L’Agence européenne des médicaments (EMA) sera dotée de tâches et effectifs supplémentaires, pour surveiller les risques de pénuries de médicaments et dispositifs médicaux, et pour faciliter les essais et procédures d’approbation de potentiels traitements cruciaux.
Enfin, l’UE pourra déclarer l’urgence sanitaire à l’échelle européenne, « en coordination avec l’Organisation mondiale de la santé (OMS) mais de façon autonome », ouvrant la voie à une coordination accrue, à l’acquisition et au stockage de médicaments.
Mme Kyriakides mise sur « un large soutien » des États et eurodéputés : « Je suis consciente qu’il y a des débats sur la compétence « santé » qui relèvent des États, mais nos propositions s’inscrivent complètement dans les limites du traité » de l’UE, et ses dispositions sur la santé et le marché intérieur.

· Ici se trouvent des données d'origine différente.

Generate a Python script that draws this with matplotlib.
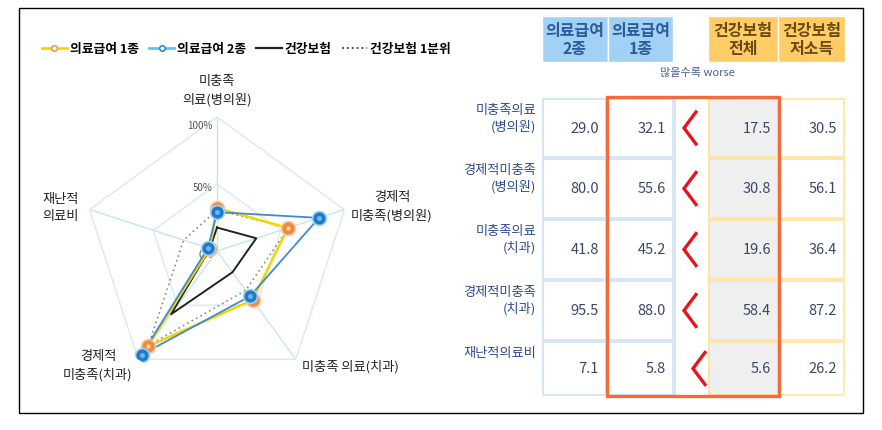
import numpy as np
import matplotlib
matplotlib.use('Agg')
import matplotlib.pyplot as plt
from matplotlib.lines import Line2D
from matplotlib.patches import Rectangle

plt.rcParams['font.family'] = ['Noto Sans CJK KR', 'DejaVu Sans']

# data
items = ['미충족의료\n(병의원)', '경제적미충족\n(병의원)', '미충족의료\n(치과)',
         '경제적미충족\n(치과)', '재난적의료비']
col_heads = ['의료급여\n2종', '의료급여\n1종', '건강보험\n전체', '건강보험\n저소득']
aid2 = [29.0, 80.0, 41.8, 95.5, 7.1]      # 의료급여 2종
aid1 = [32.1, 55.6, 45.2, 88.0, 5.8]      # 의료급여 1종
nhi_all = [17.5, 30.8, 19.6, 58.4, 5.6]   # 건강보험 전체
nhi_low = [30.5, 56.1, 36.4, 87.2, 26.2]  # 건강보험 저소득(1분위)
rticks = [0, 50, 100]

W, H = 882, 431
fig = plt.figure(figsize=(W / 100, H / 100), dpi=100)

# overlay in pixel coordinates for the table and free labels
ov = fig.add_axes([0, 0, 1, 1])
ov.set_xlim(0, W)
ov.set_ylim(H, 0)
ov.axis('off')
ov.add_patch(Rectangle((19, 9), 844, 405, fill=False, ec='black', lw=1))

# ---------------- radar ----------------
cx, cy, R = 217, 252, 134
ax = fig.add_axes([(cx - R) / W, (H - cy - R) / H, 2 * R / W, 2 * R / H], projection='polar')
ax.set_facecolor('none')
ax.set_theta_zero_location('N')
ax.set_theta_direction(-1)
ax.set_ylim(0, 100)
ax.grid(False)
ax.spines['polar'].set_visible(False)
ax.set_xticks([])
ax.set_yticks([])

ang = np.arange(5) * 2 * np.pi / 5
angc = np.append(ang, ang[0])
ax.plot(angc, [50] * 6, color='#d6ebf0', lw=1, zorder=1)
ax.plot(angc, [100] * 6, color='#dde8ea', lw=1, zorder=1)
for a in ang:
    ax.plot([a, a], [0, 100], color='#c6e6ee', lw=1, zorder=1)
for r in rticks:
    ax.annotate(f'{r}%', (0, r), xytext=(-3, -2), textcoords='offset points',
                ha='right', va='top' if r == 100 else 'center', fontsize=7, color='#555555', zorder=2)

def close(v):
    return np.append(v, v[0])

ax.plot(angc, close(nhi_low), color='#8a8a8a', lw=1.2, ls=(0, (1, 2)), zorder=3)
ax.plot(angc, close(nhi_all), color='#222222', lw=1.4, zorder=3)
ax.plot(angc, close(aid1), color='#f2d600', lw=1.8, zorder=4)
ax.plot(angc, close(aid2), color='#3d8ad8', lw=1.3, zorder=5)
ax.plot(ang, aid1, 'o', ms=10, mfc='#f08a3c', mec='#f7c9a0', mew=1.2, zorder=6)
ax.plot(ang, aid1, 'o', ms=3, mfc='#ffd9b8', mec='none', zorder=7)
ax.plot(ang, aid2, 'o', ms=10, mfc='#1f7acb', mec='#9fd3f5', mew=1.2, zorder=8)
ax.plot(ang, aid2, 'o', ms=3.5, mfc='#6fb9f0', mec='none', zorder=9)

lab_kw = dict(fontsize=9.5, color='#222222', linespacing=1.45, fontweight='medium')
ov.text(217, 91, '미충족\n의료(병의원)', ha='center', va='center', **lab_kw)
ov.text(392, 207, '경제적\n미충족(병의원)', ha='center', va='center', **lab_kw)
ov.text(42, 208, '재난적\n의료비', ha='left', va='center', **lab_kw)
ov.text(98, 366, '경제적\n미충족(치과)', ha='center', va='center', **lab_kw)
ov.text(350, 367, '미충족 의료(치과)', ha='center', va='center', **lab_kw)

handles = [
    Line2D([], [], color='#f2d600', lw=2, marker='o', ms=4, mfc='white', mec='#f08a3c'),
    Line2D([], [], color='#5bc5f2', lw=2, marker='o', ms=4, mfc='white', mec='#1f7acb'),
    Line2D([], [], color='#222222', lw=1.6),
    Line2D([], [], color='#555555', lw=1.4, ls=(0, (1, 1.5))),
]
fig.legend(handles, ['의료급여 1종', '의료급여 2종', '건강보험', '건강보험 1분위'],
           loc='center left', bbox_to_anchor=(30 / W, 1 - 50 / H), ncol=4, frameon=False,
           handlelength=2.0, handletextpad=0.2, columnspacing=0.8,
           prop={'size': 9.2, 'weight': 'bold'})

# ---------------- table ----------------
xe = [542, 607, 674, 708, 779, 845]
ye = [99, 159, 220, 281, 342, 397]
blue_line = '#cfe2f3'
yel_line = '#ffe49a'

ov.add_patch(Rectangle((xe[3], ye[0]), xe[4] - xe[3], ye[-1] - ye[0], fc='#efefef', ec='none', zorder=1))
for i in range(5):
    y0, y1 = ye[i], ye[i + 1]
    for c in (0, 1):
        ov.add_patch(Rectangle((xe[c] + 1, y0 + 1), xe[c + 1] - xe[c] - 2, y1 - y0 - 2,
                               fill=False, ec=blue_line, lw=1.2, zorder=2))
    for c in (3, 4):
        ov.add_patch(Rectangle((xe[c] + 1, y0 + 1), xe[c + 1] - xe[c] - 2, y1 - y0 - 2,
                               fill=False, ec=yel_line, lw=1.2, zorder=2))
ov.plot([xe[2] + 1, xe[2] + 1], [ye[0], ye[-1]], color=blue_line, lw=1.2, zorder=2)
ov.add_patch(Rectangle((xe[1], ye[0] - 1), xe[4] - xe[1], ye[-1] - ye[0] + 1,
                       fill=False, ec='#f26b3a', lw=2.4, zorder=5))

cols = [aid2, aid1, None, nhi_all, nhi_low]
for i in range(5):
    ymid = (ye[i] + ye[i + 1]) / 2
    ov.text(536, ye[i] + 5, items[i], ha='right', va='top', fontsize=9.5,
            color='#2e4c8c', linespacing=1.3, fontweight='medium')
    for c, vals in enumerate(cols):
        if vals is None:
            continue
        ov.text(xe[c + 1] - 8, ymid, f'{vals[i]:.1f}', ha='right', va='center',
                fontsize=10.5, color='#3a4766')
    ax_x = 690 if i < 4 else 699
    ov.plot([ax_x + 6, ax_x - 6, ax_x + 6], [ymid - 16, ymid, ymid + 16],
            color='#e8141c', lw=2.4, solid_joinstyle='miter', zorder=6)

# headers
hdr_fc = ['#a3d0f5', '#a3d0f5', '#ffcc66', '#ffcc66']
hdr_tc = ['#2a5c9a', '#2a5c9a', '#6b4a10', '#6b4a10']
hdr_x = [(542, 608), (608, 673), (708, 778), (778, 845)]
for (x0, x1), fc, tc, t in zip(hdr_x, hdr_fc, hdr_tc, col_heads):
    ov.add_patch(Rectangle((x0, 17), x1 - x0, 46, fc=fc, ec='white', lw=1))
    ov.text((x0 + x1) / 2, 40, t, ha='center', va='center', fontsize=11.5,
            fontweight='bold', color=tc, linespacing=1.1)
ov.text(697, 73, '많을수록 worse', ha='center', va='center', fontsize=8, color='#4a5f88')

fig.savefig('out.png', dpi=100)
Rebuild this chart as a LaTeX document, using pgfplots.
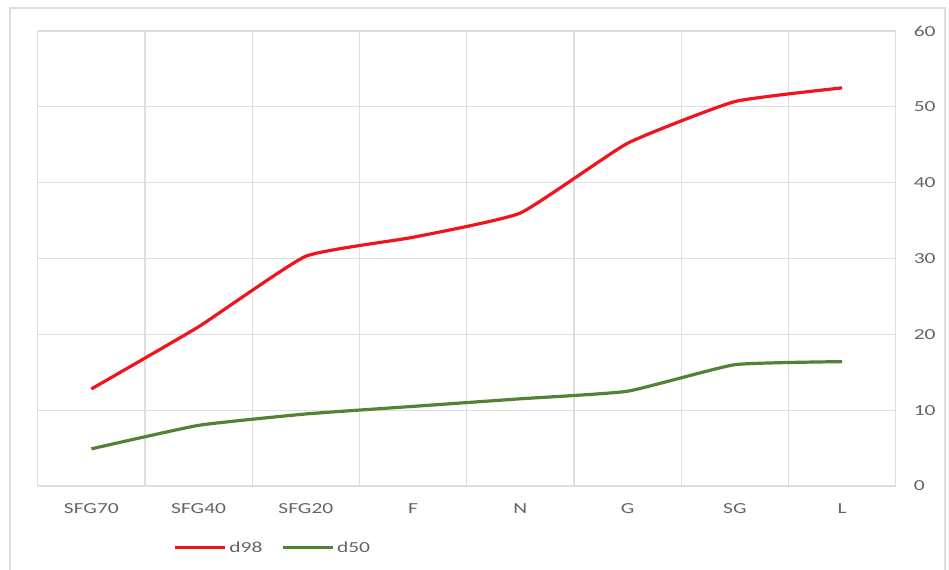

« Nous investissons pour l’avenir », tranche-t-elle, évoquant un budget de « moins de 100 millions d’euros par an » pour les mesures proposées. Beaucoup s’inscrivent dans les objectifs du programme UE4Health déjà inscrit au budget 2021-2027 de l’UE, mais l’augmentation du budget des agences européennes devra être négociée à part.